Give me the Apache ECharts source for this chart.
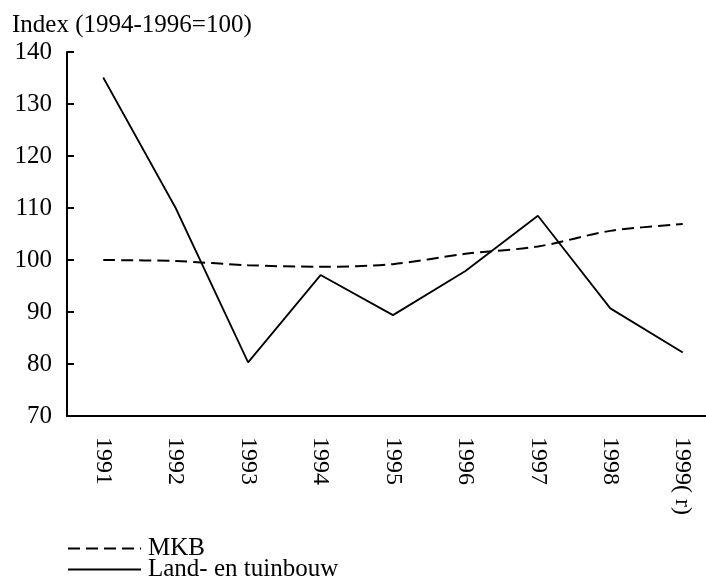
<!DOCTYPE html>
<html lang="nl">
<head>
	<meta charset="UTF-8">
	<title>Index MKB en land- en tuinbouw</title>
	<style>
		html, body { margin: 0; padding: 0; background: #fff; }
	</style>
</head>
<body>
	<div id="container" style="width: 706px;height:578px;"></div>

	<script src="https://cdn.jsdelivr.net/npm/echarts@6/dist/echarts.min.js"></script>
	<script>
        // data
        var years = ['1991', '1992', '1993', '1994', '1995', '1996', '1997', '1998', '1999( r)'];
        var mkb = [100, 99.8, 99.0, 98.7, 99.2, 101.2, 102.6, 105.6, 106.9];
        var landTuinbouw = [135.1, 110, 80.3, 97.1, 89.4, 97.9, 108.5, 90.7, 82.2];
        var yTicks = [70, 80, 90, 100, 110, 120, 130, 140];

        var font = '"Liberation Serif", "Times New Roman", serif';

        function legendAt(name, top) {
            return {
                orient: 'vertical',
                left: 67,
                top: top,
                padding: 0,
                itemWidth: 73,
                itemHeight: 14,
                itemGap: 0,
                itemStyle: { opacity: 0 },
                textStyle: { fontFamily: font, fontSize: 25, color: '#000', padding: [0, 0, 0, 2] },
                data: [name]
            };
        }

        var option = {
            animation: false,
            textStyle: { fontFamily: font, color: '#000' },
            title: {
                text: 'Index (1994-1996=100)',
                left: 12,
                top: 13,
                padding: 0,
                textStyle: { fontFamily: font, fontSize: 25, fontWeight: 'normal', color: '#000' }
            },
            legend: [legendAt('MKB', 536), legendAt('Land- en tuinbouw', 557)],
            grid: {
                left: 67,
                top: 52,
                width: 652,
                bottom: 162,
                outerBoundsMode: 'none'
            },
            xAxis: {
                type: 'category',
                data: years,
                boundaryGap: true,
                axisLine: { lineStyle: { color: '#000', width: 2 } },
                axisTick: { inside: true, length: 7, lineStyle: { color: '#000', width: 2 } },
                axisLabel: {
                    rotate: -90,
                    margin: 21,
                    fontFamily: font,
                    fontSize: 24,
                    color: '#000'
                }
            },
            yAxis: {
                type: 'value',
                min: yTicks[0],
                max: yTicks[yTicks.length - 1],
                interval: 10,
                splitLine: { show: false },
                axisLine: { show: true, lineStyle: { color: '#000', width: 2 } },
                axisTick: { show: true, inside: true, length: 7, lineStyle: { color: '#000', width: 2 } },
                axisLabel: {
                    margin: 15,
                    fontFamily: font,
                    fontSize: 25,
                    color: '#000'
                }
            },
            series: [{
                name: 'MKB',
                type: 'line',
                data: mkb,
                symbol: 'none',
                smooth: 0.3,
                lineStyle: { color: '#000', width: 2, type: [12, 6] },
                itemStyle: { color: '#000' }
            }, {
                name: 'Land- en tuinbouw',
                type: 'line',
                data: landTuinbouw,
                symbol: 'none',
                lineStyle: { color: '#000', width: 1.8, type: 'solid' },
                itemStyle: { color: '#000' }
            }]
        };
        var myChart = echarts.init(document.getElementById('container'));
        myChart.setOption(option);
    </script>
</body>
</html>
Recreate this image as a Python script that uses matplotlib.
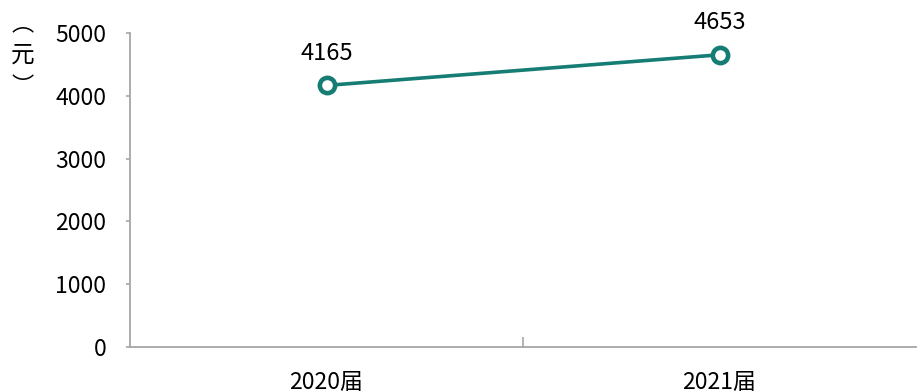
import matplotlib
matplotlib.use("Agg")
from matplotlib import pyplot as plt

plt.rcParams['font.family'] = ['Noto Sans CJK SC', 'DejaVu Sans']

years = ['2020届', '2021届']
salary = [4165, 4653]
teal = '#167d74'

fig = plt.figure(figsize=(9.18, 3.92), dpi=100)
ax = fig.add_axes([130/918, 45/392, 786/918, 314/392])

x = list(range(len(years)))
ax.plot(x, salary, color=teal, lw=2.6, marker='o', ms=11, mfc='white', mec=teal, mew=3.3, zorder=3)
for xi, v in zip(x, salary):
    ax.annotate(f'{v}', xy=(xi, v), xytext=(0, 23), textcoords='offset points',
                ha='center', va='center', fontsize=17)

ax.set_xlim(-0.5, 1.5)
ax.set_ylim(0, 5000)
ax.set_yticks([0, 1000, 2000, 3000, 4000, 5000])
ax.set_xticks(x)
ax.set_xticklabels(years)
ax.set_xticks([0.5], minor=True)

for s in ['top', 'right']:
    ax.spines[s].set_visible(False)
for s in ['left', 'bottom']:
    ax.spines[s].set_color('#a6a6a6')
    ax.spines[s].set_linewidth(1.3)

ax.tick_params(axis='y', length=3, width=1.2, color='#a6a6a6', pad=14, labelsize=16.5)
ax.tick_params(axis='x', which='major', length=0, pad=17, labelsize=16.5)
ax.tick_params(axis='x', which='minor', direction='in', length=7, width=1.2, color='#a6a6a6')

# vertical unit label (vertical-form brackets sit off-centre in their em box)
fig.text(23/918, 1 - 24/392, '︵', ha='center', va='center', fontsize=16)
fig.text(23/918, 1 - 55/392, '元', ha='center', va='center', fontsize=17)
fig.text(23/918, 1 - 87/392, '︶', ha='center', va='center', fontsize=16)

fig.savefig('out.png', dpi=100)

• _What is expected_
The data above needs to be retyped exactly, with the images left out.

• _Correct result_
Give me the Apache ECharts source for this chart.
<!DOCTYPE html>
<html lang="nl">
<head>
	<meta charset="UTF-8">
	<title>Index MKB en land- en tuinbouw</title>
	<style>
		html, body { margin: 0; padding: 0; background: #fff; }
	</style>
</head>
<body>
	<div id="container" style="width: 706px;height:578px;"></div>

	<script src="https://cdn.jsdelivr.net/npm/echarts@6/dist/echarts.min.js"></script>
	<script>
        // data
        var years = ['1991', '1992', '1993', '1994', '1995', '1996', '1997', '1998', '1999( r)'];
        var mkb = [100, 99.8, 99.0, 98.7, 99.2, 101.2, 102.6, 105.6, 106.9];
        var landTuinbouw = [135.1, 110, 80.3, 97.1, 89.4, 97.9, 108.5, 90.7, 82.2];
        var yTicks = [70, 80, 90, 100, 110, 120, 130, 140];

        var font = '"Liberation Serif", "Times New Roman", serif';

        function legendAt(name, top) {
            return {
                orient: 'vertical',
                left: 67,
                top: top,
                padding: 0,
                itemWidth: 73,
                itemHeight: 14,
                itemGap: 0,
                itemStyle: { opacity: 0 },
                textStyle: { fontFamily: font, fontSize: 25, color: '#000', padding: [0, 0, 0, 2] },
                data: [name]
            };
        }

        var option = {
            animation: false,
            textStyle: { fontFamily: font, color: '#000' },
            title: {
                text: 'Index (1994-1996=100)',
                left: 12,
                top: 13,
                padding: 0,
                textStyle: { fontFamily: font, fontSize: 25, fontWeight: 'normal', color: '#000' }
            },
            legend: [legendAt('MKB', 536), legendAt('Land- en tuinbouw', 557)],
            grid: {
                left: 67,
                top: 52,
                width: 652,
                bottom: 162,
                outerBoundsMode: 'none'
            },
            xAxis: {
                type: 'category',
                data: years,
                boundaryGap: true,
                axisLine: { lineStyle: { color: '#000', width: 2 } },
                axisTick: { inside: true, length: 7, lineStyle: { color: '#000', width: 2 } },
                axisLabel: {
                    rotate: -90,
                    margin: 21,
                    fontFamily: font,
                    fontSize: 24,
                    color: '#000'
                }
            },
            yAxis: {
                type: 'value',
                min: yTicks[0],
                max: yTicks[yTicks.length - 1],
                interval: 10,
                splitLine: { show: false },
                axisLine: { show: true, lineStyle: { color: '#000', width: 2 } },
                axisTick: { show: true, inside: true, length: 7, lineStyle: { color: '#000', width: 2 } },
                axisLabel: {
                    margin: 15,
                    fontFamily: font,
                    fontSize: 25,
                    color: '#000'
                }
            },
            series: [{
                name: 'MKB',
                type: 'line',
                data: mkb,
                symbol: 'none',
                smooth: 0.3,
                lineStyle: { color: '#000', width: 2, type: [12, 6] },
                itemStyle: { color: '#000' }
            }, {
                name: 'Land- en tuinbouw',
                type: 'line',
                data: landTuinbouw,
                symbol: 'none',
                lineStyle: { color: '#000', width: 1.8, type: 'solid' },
                itemStyle: { color: '#000' }
            }]
        };
        var myChart = echarts.init(document.getElementById('container'));
        myChart.setOption(option);
    </script>
</body>
</html>
Recreate this image as a Python script that uses matplotlib.
import matplotlib
matplotlib.use("Agg")
from matplotlib import pyplot as plt

plt.rcParams['font.family'] = ['Noto Sans CJK SC', 'DejaVu Sans']

years = ['2020届', '2021届']
salary = [4165, 4653]
teal = '#167d74'

fig = plt.figure(figsize=(9.18, 3.92), dpi=100)
ax = fig.add_axes([130/918, 45/392, 786/918, 314/392])

x = list(range(len(years)))
ax.plot(x, salary, color=teal, lw=2.6, marker='o', ms=11, mfc='white', mec=teal, mew=3.3, zorder=3)
for xi, v in zip(x, salary):
    ax.annotate(f'{v}', xy=(xi, v), xytext=(0, 23), textcoords='offset points',
                ha='center', va='center', fontsize=17)

ax.set_xlim(-0.5, 1.5)
ax.set_ylim(0, 5000)
ax.set_yticks([0, 1000, 2000, 3000, 4000, 5000])
ax.set_xticks(x)
ax.set_xticklabels(years)
ax.set_xticks([0.5], minor=True)

for s in ['top', 'right']:
    ax.spines[s].set_visible(False)
for s in ['left', 'bottom']:
    ax.spines[s].set_color('#a6a6a6')
    ax.spines[s].set_linewidth(1.3)

ax.tick_params(axis='y', length=3, width=1.2, color='#a6a6a6', pad=14, labelsize=16.5)
ax.tick_params(axis='x', which='major', length=0, pad=17, labelsize=16.5)
ax.tick_params(axis='x', which='minor', direction='in', length=7, width=1.2, color='#a6a6a6')

# vertical unit label (vertical-form brackets sit off-centre in their em box)
fig.text(23/918, 1 - 24/392, '︵', ha='center', va='center', fontsize=16)
fig.text(23/918, 1 - 55/392, '元', ha='center', va='center', fontsize=17)
fig.text(23/918, 1 - 87/392, '︶', ha='center', va='center', fontsize=16)

fig.savefig('out.png', dpi=100)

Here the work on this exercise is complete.